Shadow Fair
Bethany Johns
I’m beginning a working research document titled Shadow Fair: The Unfinished Business of the World of Tomorrow centered on the 1939 New York World’s Fair. From the intro:
This inquiry is at this intersection of the worlds of art, graphic design, politics, corporate structure, and dominant history/alternative histories that cross-cut past and present. I teach methods of using primary research from archival material to elicit ‘graphic response’ to the material’s implications using text, image, motion, space, etc. There are seemingly endless archives pertaining to the 1939 World’s Fair and its context in that particularly potent moment of American history.

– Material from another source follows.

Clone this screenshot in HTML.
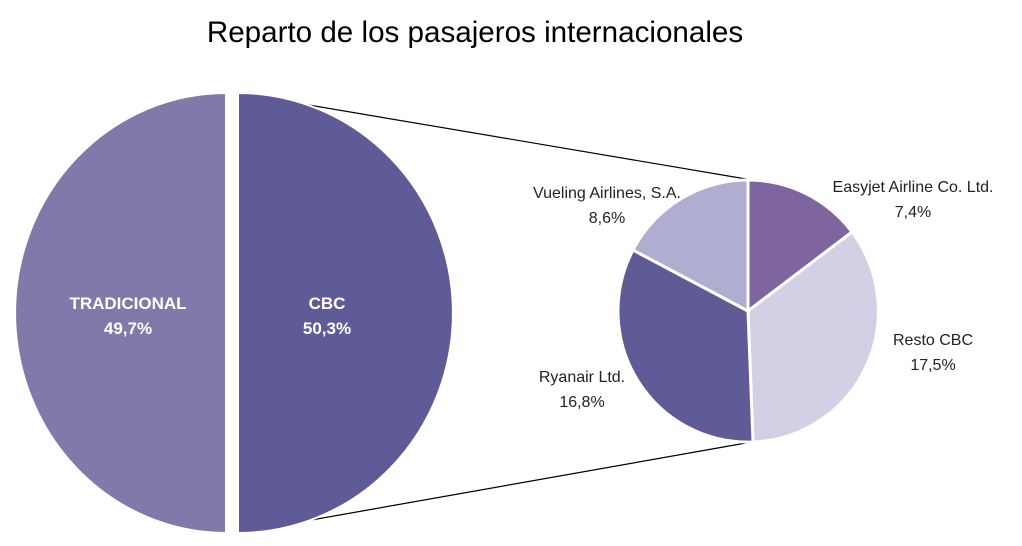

I’m beginning by gathering content from which to elicit this response, and update/refine this document frequently.
As we near 2019 we’re witnessing many parallels in global conditions to the moments of portent leading to the 1939 World’s Fair:
Is it possible to revisit the manufactured spectacle of the Fair as a locus for critical response from artists, designers, writers, curators, architects, etc.? With the premises, claims, material forms, and political context of the 1939 World’s Fair as lens we may find a way to turn critical focus on contemplating a World of Tomorrow, today.
In that the 1939 World’s Fair attempted to ‘write’ the Future, the 2019 80th anniversary can provide opportunity to examine the the largely-unsettling present state of the world it was meant to predict—and to attempt to read/write/rewrite and otherwise speculate on the future via the Fair’s thematic nodes.
I’m especially interested in traveling to the UK in the presence of the Brexit argument, given the critical role of the British at the advent of World War II corresponding with the 1939 World’s Fair opening week, and for its many archives to explore.